Monday, 28 November 2011

Kate Bush 'The Sensual World'

Chart Peak: 12

YouTube

'The Sensual World', which made Number 12 in September 1989, was Kate's biggest British hit single since 'Running Up That Hill' in 1985.

So... shall I pretend that taking a week to get round to this post is a tribute to Kate Bush's notoriously slow work rate? If so, it'd be an ill-timed one, since she's just released her second album of 2011, albeit that only one of them had new material. That said, there was an eleven-year gap between The Red Shoes and Aerial, which is roughly the same length of time that divides this from 'Wuthering Heights'. Of course, this sporadic release schedule is one reason she features relatively rarely in the Now! series - just the two solo singles - but even when she does she feels as out of place as an act of her commercial stature might reasonably seem. For all its chart success, 'The Sensual World' isn't really a pop song, and was utterly baffling to my 11-year-old ears; not difficult to listen to as an aggressive rock or hip-hop track might be, just hard to understand; especially since I didn't really know what the word "sensual" meant, although I was pretty sure it was something rude. I didn't know (and wouldn't have understood anyway) that the song was originally based on a  speech from James Joyce's Ulysses, although Bush was unable to get permission at the time - she did manage to clear it for the re-recording earlier this year. I didn't know it was derived from a Macedonian folk tune either, but then I didn't know there was such a place as Macedonia, let alone two of them.

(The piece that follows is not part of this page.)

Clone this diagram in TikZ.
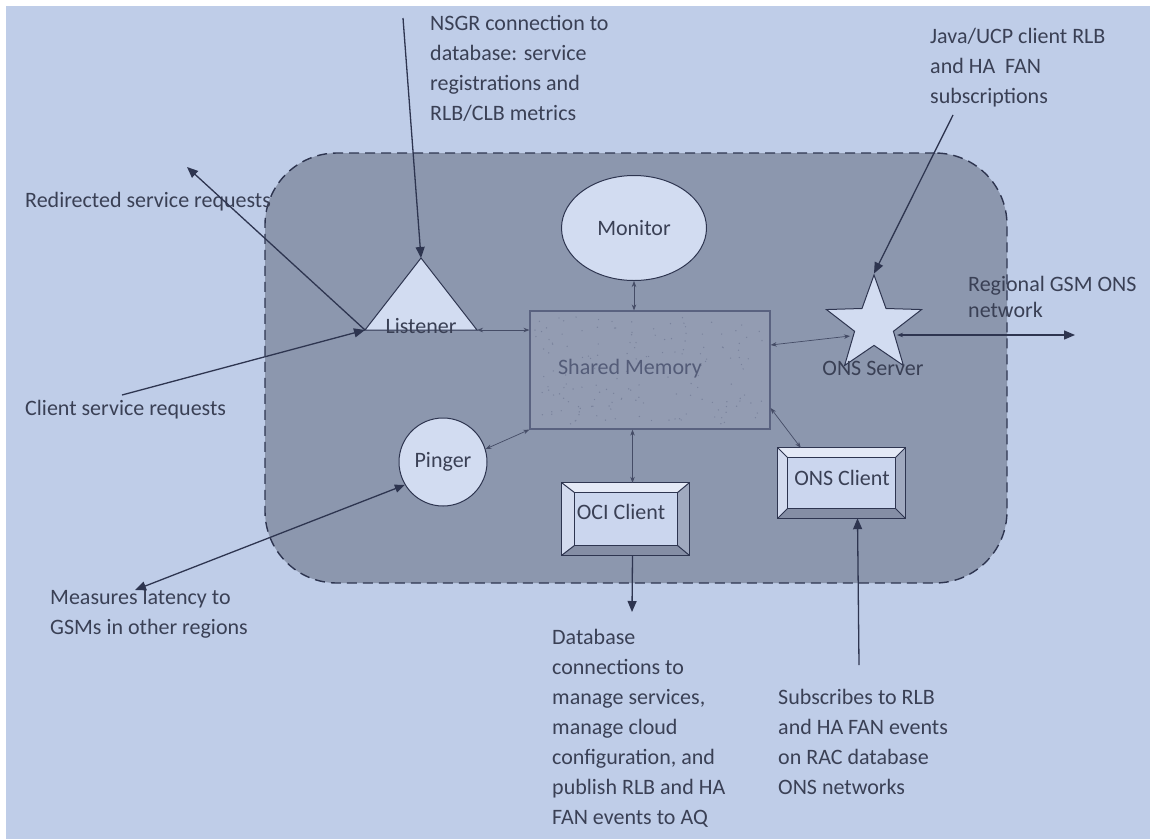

Actually reading Ulysses was somewhat more research than I thought necessary for this blog post, though, so I'm just going to look on this as a record. Interestingly, whilst the word "sensual" obviously implies sexuality, and that's certainly implied by the lyric and the breathy vocals, I think Bush is also using the word in a more general sense, as she talks about her character "stepping out from the page" and embracing reality in all its physical and emotional impact. It's obviously possible to read this as somehow autobiographical from somebody whose first hit was adapted from a book, but whether there's any truth in that we're never to know. Either way, it's a heady mix with the twisty melody and those haunting pipes. And yet, it's not the sort of thing that would realistically ever have been a hit single were it not from a legendary act, and it doesn't wholly seem to make sense without some broader context. It's admirable but doesn't stand alone in the same way as her next single, 'This Woman's Work'.